Ironically, the most important time for using EBDCs in New England is prior to fruit set, and this use probably leaves no residues on fruit at harvest.

Changing Market Forces Adjustments
Wood’s operation in West Lebanon, NH, is known as Poverty Lane Orchards — named for the road it is on, which he hopes is not reflective of the future of the operation. Like many growers, he is trying to make cultural and marketing adjustments to match changing circumstances.

Having done a lot of orchard removal in recent years, Wood is down to about 35 producing acres of apples. Another 25 acres, however, are young nonbearing trees on dwarfing rootstock, mainly M.26 and Mark.

Variety selection is always a difficult decision. While he acknowledges the area is well suited to McIntosh, he has grafted selected limbs in an established orchard over to 80 different varieties.

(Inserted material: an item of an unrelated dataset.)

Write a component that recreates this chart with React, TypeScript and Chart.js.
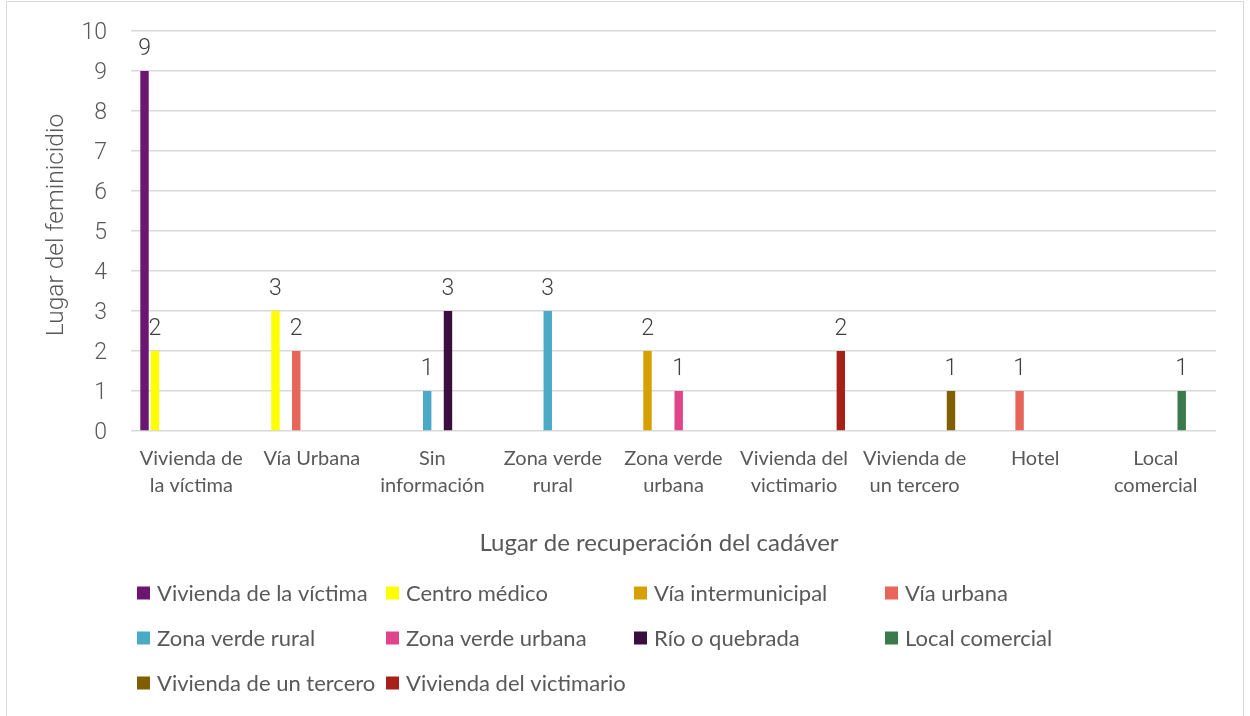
import React, { useEffect, useRef } from "react";
import { Chart, registerables } from "chart.js";

Chart.register(...registerables);

const categories: string[][] = [
  ["Vivienda de", "la víctima"],
  ["Vía Urbana"],
  ["Sin", "información"],
  ["Zona verde", "rural"],
  ["Zona verde", "urbana"],
  ["Vivienda del", "victimario"],
  ["Vivienda de", "un tercero"],
  ["Hotel"],
  ["Local", "comercial"],
];

const seriesNames = [
  "Vivienda de la víctima",
  "Centro médico",
  "Vía intermunicipal",
  "Vía urbana",
  "Zona verde rural",
  "Zona verde urbana",
  "Río o quebrada",
  "Local comercial",
  "Vivienda de un tercero",
  "Vivienda del victimario",
];

const seriesColors = [
  "#6B1670",
  "#FFFF00",
  "#D6A100",
  "#E8655A",
  "#4BAAC6",
  "#E0458A",
  "#3B0E40",
  "#3B7A4C",
  "#7F5F00",
  "#A8201A",
];

const N = null;
const viviendaVictima = [9, N, N, N, N, N, N, N, N];
const centroMedico = [2, 3, N, N, N, N, N, N, N];
const viaIntermunicipal = [N, N, N, N, 2, N, N, N, N];
const viaUrbana = [N, 2, N, N, N, N, N, 1, N];
const zonaVerdeRural = [N, N, 1, 3, N, N, N, N, N];
const zonaVerdeUrbana = [N, N, N, N, 1, N, N, N, N];
const rioQuebrada = [N, N, 3, N, N, N, N, N, N];
const localComercial = [N, N, N, N, N, N, N, N, 1];
const viviendaTercero = [N, N, N, N, N, N, 1, N, N];
const viviendaVictimario = [N, N, N, N, N, 2, N, N, N];

const seriesValues = [
  viviendaVictima,
  centroMedico,
  viaIntermunicipal,
  viaUrbana,
  zonaVerdeRural,
  zonaVerdeUrbana,
  rioQuebrada,
  localComercial,
  viviendaTercero,
  viviendaVictimario,
];

const yTicks = [0, 1, 2, 3, 4, 5, 6, 7, 8, 9, 10];
const xTitle = "Lugar de recuperación del cadáver";
const yTitle = "Lugar del feminicidio";

const NUM_FONT = "Roboto, 'DejaVu Sans', sans-serif";
const TXT_FONT = "Lato, 'Open Sans', sans-serif";
const GRAY = "#595959";

const decorPlugin = {
  id: "decor",
  afterDatasetsDraw(chart: any) {
    const ctx = chart.ctx;
    ctx.save();
    ctx.font = `300 23px ${NUM_FONT}`;
    ctx.fillStyle = "#404040";
    ctx.textAlign = "center";
    ctx.textBaseline = "middle";
    chart.data.datasets.forEach((ds: any, i: number) => {
      const meta = chart.getDatasetMeta(i);
      meta.data.forEach((bar: any, j: number) => {
        const v = ds.data[j];
        if (v === null || v === undefined) return;
        ctx.fillText(String(v), bar.x, bar.y - 22);
      });
    });
    ctx.restore();
  },
  afterDraw(chart: any) {
    const ctx = chart.ctx;
    const area = chart.chartArea;
    ctx.save();
    ctx.strokeStyle = "#d9d9d9";
    ctx.lineWidth = 1;
    ctx.strokeRect(6.5, 1.5, 1237, 730);
    ctx.fillStyle = GRAY;
    ctx.font = `300 24.5px ${NUM_FONT}`;
    ctx.textAlign = "center";
    ctx.textBaseline = "middle";
    ctx.save();
    ctx.translate(57, (area.top + area.bottom) / 2 - 6);
    ctx.rotate(-Math.PI / 2);
    ctx.fillText(yTitle, 0, 0);
    ctx.restore();
    ctx.font = `24px ${TXT_FONT}`;
    ctx.fillText(xTitle, 659, 543);
    const colX = [137, 386, 634, 885];
    const rowY = [593, 638, 683];
    ctx.font = `22px ${TXT_FONT}`;
    ctx.textAlign = "left";
    seriesNames.forEach((name, i) => {
      const c = i % 4;
      const r = Math.floor(i / 4);
      const x = colX[c];
      const y = rowY[r];
      ctx.fillStyle = seriesColors[i];
      ctx.fillRect(x, y - 6.5, 13, 13);
      ctx.fillStyle = GRAY;
      ctx.fillText(name, x + 20, y + 1);
    });
    ctx.restore();
  },
};

export default function App() {
  const ref = useRef<HTMLCanvasElement | null>(null);
  useEffect(() => {
    if (!ref.current) return;
    const chart = new Chart(ref.current, {
      type: "bar",
      data: {
        labels: categories,
        datasets: seriesNames.map((name, i) => ({
          label: name,
          data: seriesValues[i],
          backgroundColor: seriesColors[i],
          borderWidth: 0,
          categoryPercentage: 0.862,
          barPercentage: 0.81,
        })),
      },
      options: {
        responsive: false,
        animation: false,
        layout: { padding: { top: 31, right: 34, bottom: 0, left: 0 } },
        plugins: {
          legend: { display: false },
          tooltip: { enabled: false },
          title: { display: false },
        },
        scales: {
          x: {
            grid: { display: false, drawTicks: false },
            border: { display: false },
            ticks: {
              color: GRAY,
              font: { family: TXT_FONT, size: 20, lineHeight: 1.35 },
              padding: 14,
              maxRotation: 0,
              autoSkip: false,
            },
            afterFit: (scale: any) => {
              scale.height = 285;
              scale.paddingLeft = 0;
              scale.paddingRight = 0;
            },
          },
          y: {
            min: 0,
            max: 10,
            afterBuildTicks: (scale: any) => {
              scale.ticks = yTicks.map((v) => ({ value: v }));
            },
            grid: { color: "#d9d9d9", lineWidth: 1.5, drawTicks: false },
            border: { display: false },
            ticks: {
              color: GRAY,
              font: { family: NUM_FONT, size: 23, weight: "300" },
              padding: 24,
              labelOffset: 2,
            },
            afterFit: (scale: any) => {
              scale.width = 131;
              scale.paddingTop = 0;
              scale.paddingBottom = 0;
            },
          },
        },
      },
      plugins: [decorPlugin],
    });
    return () => chart.destroy();
  }, []);
  return (
    <div style={{ position: "fixed", left: 0, top: 0, width: 1250, height: 716, background: "#fff" }}>
      <canvas ref={ref} width={1250} height={716} style={{ width: 1250, height: 716, display: "block" }} />
    </div>
  );
}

This gives him the chance to see when they bloom and how they perform under exactly the same conditions as established varieties.

Marketing Challenge Ahead
Some of the test varieties are British hard cider apples. Wood has planted a small block of varieties such as Yarlington Mill, and hopes to sell them to cider makers for blending purposes. This is one small step, he says, in addressing what he sees as a growing marketing challenge for small wholesale apple growers like himself.

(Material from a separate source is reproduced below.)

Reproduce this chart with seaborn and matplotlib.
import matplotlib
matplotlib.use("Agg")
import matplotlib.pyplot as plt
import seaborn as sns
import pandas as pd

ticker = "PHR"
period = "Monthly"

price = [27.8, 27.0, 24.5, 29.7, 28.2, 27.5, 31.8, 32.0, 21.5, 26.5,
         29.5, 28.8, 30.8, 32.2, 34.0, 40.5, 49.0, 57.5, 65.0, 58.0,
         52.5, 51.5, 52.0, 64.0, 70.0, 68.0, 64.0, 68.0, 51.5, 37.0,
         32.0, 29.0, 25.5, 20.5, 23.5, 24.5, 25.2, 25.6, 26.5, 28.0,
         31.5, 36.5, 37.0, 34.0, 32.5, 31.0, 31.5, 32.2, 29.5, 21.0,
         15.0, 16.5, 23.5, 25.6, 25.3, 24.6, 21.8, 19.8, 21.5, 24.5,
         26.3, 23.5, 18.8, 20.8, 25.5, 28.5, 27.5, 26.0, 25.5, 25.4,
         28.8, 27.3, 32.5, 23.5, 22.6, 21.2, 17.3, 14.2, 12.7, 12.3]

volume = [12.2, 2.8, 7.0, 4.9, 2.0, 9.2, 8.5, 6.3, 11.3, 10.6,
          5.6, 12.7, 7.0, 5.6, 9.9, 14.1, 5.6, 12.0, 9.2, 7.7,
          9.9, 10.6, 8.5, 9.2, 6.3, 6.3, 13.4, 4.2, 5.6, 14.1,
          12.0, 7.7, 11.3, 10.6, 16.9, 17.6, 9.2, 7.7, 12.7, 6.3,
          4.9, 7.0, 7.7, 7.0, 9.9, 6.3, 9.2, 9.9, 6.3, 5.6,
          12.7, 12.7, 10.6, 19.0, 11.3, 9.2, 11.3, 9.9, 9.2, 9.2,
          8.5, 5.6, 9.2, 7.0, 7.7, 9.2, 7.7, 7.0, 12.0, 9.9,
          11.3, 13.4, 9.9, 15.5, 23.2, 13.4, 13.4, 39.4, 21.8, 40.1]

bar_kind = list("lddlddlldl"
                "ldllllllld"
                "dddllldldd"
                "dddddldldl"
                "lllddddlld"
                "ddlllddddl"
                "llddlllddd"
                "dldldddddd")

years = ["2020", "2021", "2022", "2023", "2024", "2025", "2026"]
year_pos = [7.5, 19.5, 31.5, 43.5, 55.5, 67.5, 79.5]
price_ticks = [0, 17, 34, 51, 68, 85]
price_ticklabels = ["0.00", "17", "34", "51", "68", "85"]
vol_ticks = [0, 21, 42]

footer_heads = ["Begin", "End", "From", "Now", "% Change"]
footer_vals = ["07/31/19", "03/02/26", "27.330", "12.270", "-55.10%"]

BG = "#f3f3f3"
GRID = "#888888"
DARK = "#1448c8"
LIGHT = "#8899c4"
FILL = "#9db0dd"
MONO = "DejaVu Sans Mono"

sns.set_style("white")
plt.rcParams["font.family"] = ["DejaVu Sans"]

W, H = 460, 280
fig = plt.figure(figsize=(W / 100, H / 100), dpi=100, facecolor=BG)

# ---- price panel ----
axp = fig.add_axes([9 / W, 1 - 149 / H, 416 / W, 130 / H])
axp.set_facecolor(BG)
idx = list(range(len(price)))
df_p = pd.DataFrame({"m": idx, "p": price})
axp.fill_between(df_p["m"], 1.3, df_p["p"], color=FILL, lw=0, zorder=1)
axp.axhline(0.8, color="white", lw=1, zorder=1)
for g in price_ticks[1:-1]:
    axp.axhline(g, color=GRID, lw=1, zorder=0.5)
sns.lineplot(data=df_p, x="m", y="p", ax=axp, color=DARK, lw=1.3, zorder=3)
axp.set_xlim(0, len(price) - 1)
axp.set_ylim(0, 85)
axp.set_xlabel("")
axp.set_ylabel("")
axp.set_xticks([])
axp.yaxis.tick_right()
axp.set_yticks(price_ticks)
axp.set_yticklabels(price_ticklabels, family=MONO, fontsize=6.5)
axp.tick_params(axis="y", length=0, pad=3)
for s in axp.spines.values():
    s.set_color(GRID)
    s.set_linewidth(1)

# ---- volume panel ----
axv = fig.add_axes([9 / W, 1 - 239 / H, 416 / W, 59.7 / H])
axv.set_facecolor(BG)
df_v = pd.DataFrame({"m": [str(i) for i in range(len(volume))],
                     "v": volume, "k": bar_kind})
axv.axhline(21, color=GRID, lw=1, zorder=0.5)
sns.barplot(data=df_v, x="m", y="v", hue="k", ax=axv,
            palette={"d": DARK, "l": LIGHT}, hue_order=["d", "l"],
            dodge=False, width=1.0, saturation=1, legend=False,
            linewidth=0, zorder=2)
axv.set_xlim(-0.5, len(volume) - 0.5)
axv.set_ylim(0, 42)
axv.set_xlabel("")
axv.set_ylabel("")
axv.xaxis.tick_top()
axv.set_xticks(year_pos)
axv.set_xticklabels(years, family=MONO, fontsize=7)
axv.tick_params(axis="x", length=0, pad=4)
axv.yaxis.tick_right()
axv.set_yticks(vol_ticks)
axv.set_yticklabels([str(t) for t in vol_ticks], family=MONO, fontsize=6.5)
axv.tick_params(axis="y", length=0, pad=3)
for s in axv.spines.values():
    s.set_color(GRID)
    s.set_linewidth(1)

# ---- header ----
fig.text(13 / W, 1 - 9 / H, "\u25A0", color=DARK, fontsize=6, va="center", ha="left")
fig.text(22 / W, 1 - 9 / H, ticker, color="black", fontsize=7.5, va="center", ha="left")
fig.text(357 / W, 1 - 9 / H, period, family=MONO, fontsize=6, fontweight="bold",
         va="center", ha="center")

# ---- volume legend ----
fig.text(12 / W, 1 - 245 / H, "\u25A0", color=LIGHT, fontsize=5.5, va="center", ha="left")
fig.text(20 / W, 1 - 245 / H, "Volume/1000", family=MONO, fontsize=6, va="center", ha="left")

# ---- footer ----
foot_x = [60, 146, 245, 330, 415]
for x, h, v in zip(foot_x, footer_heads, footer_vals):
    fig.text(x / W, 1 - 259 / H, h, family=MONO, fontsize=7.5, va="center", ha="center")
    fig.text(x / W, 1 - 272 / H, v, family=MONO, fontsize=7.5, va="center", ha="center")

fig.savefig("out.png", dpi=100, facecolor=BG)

“It’s getting very difficult to make a living with a small to medium apple operation in a wholesale market,” he says.

While there used to be a premium for hand-packed unwaxed McIntosh, that market has disappeared. Now many smaller growers are putting in expensive packing lines, but Wood feels they end up with a high per unit packing cost and cannot compete with larger operations.

“I feel there are too many small grower-packers out there,” he says, noting that if a good co-op were formed, he would be extremely interested.

Involvement to Continue
Wood indicates that running a fruit orchard provides plenty of challenges without the added activities he has undertaken on pesticide and food safety issues. After being “up to my neck” in these issues for the past several years, he would like to devote more time to fruit growing. But he does not intend to turn his back on industry activism.

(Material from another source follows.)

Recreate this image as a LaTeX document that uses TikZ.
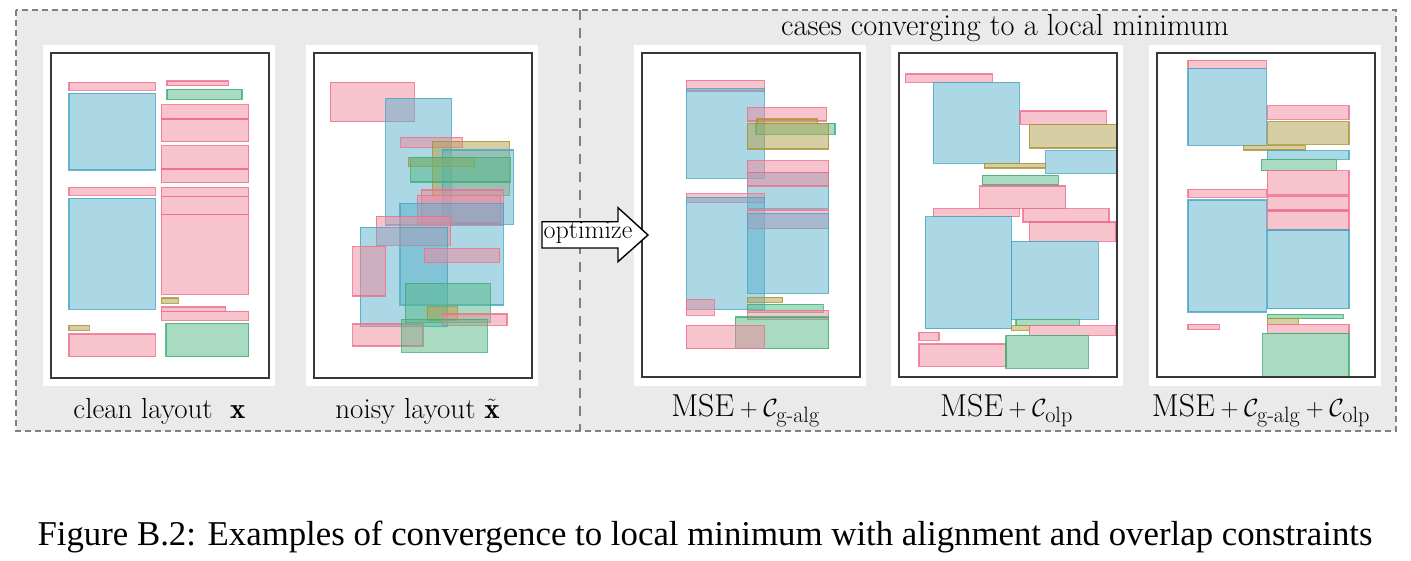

He has little patience for tiptoeing around an issue or getting bogged down in protocols and procedures. Wood wants to cut right to the core problems. He is also outspoken, will argue strongly for his position, and will challenge the statements of those he talks to. Sometimes these characteristics aren’t always appreciated.

But Wood delivers solid information from well thought-out positions, and his IPM practices on his own farm show that he practices what he preaches. He has gained the respect of others.

Steve Wood has had a strong impact on the apple industry and has helped put it a step ahead of other commodities in dealing with critical issues. He has earned this recognition as Apple Grower of the Year.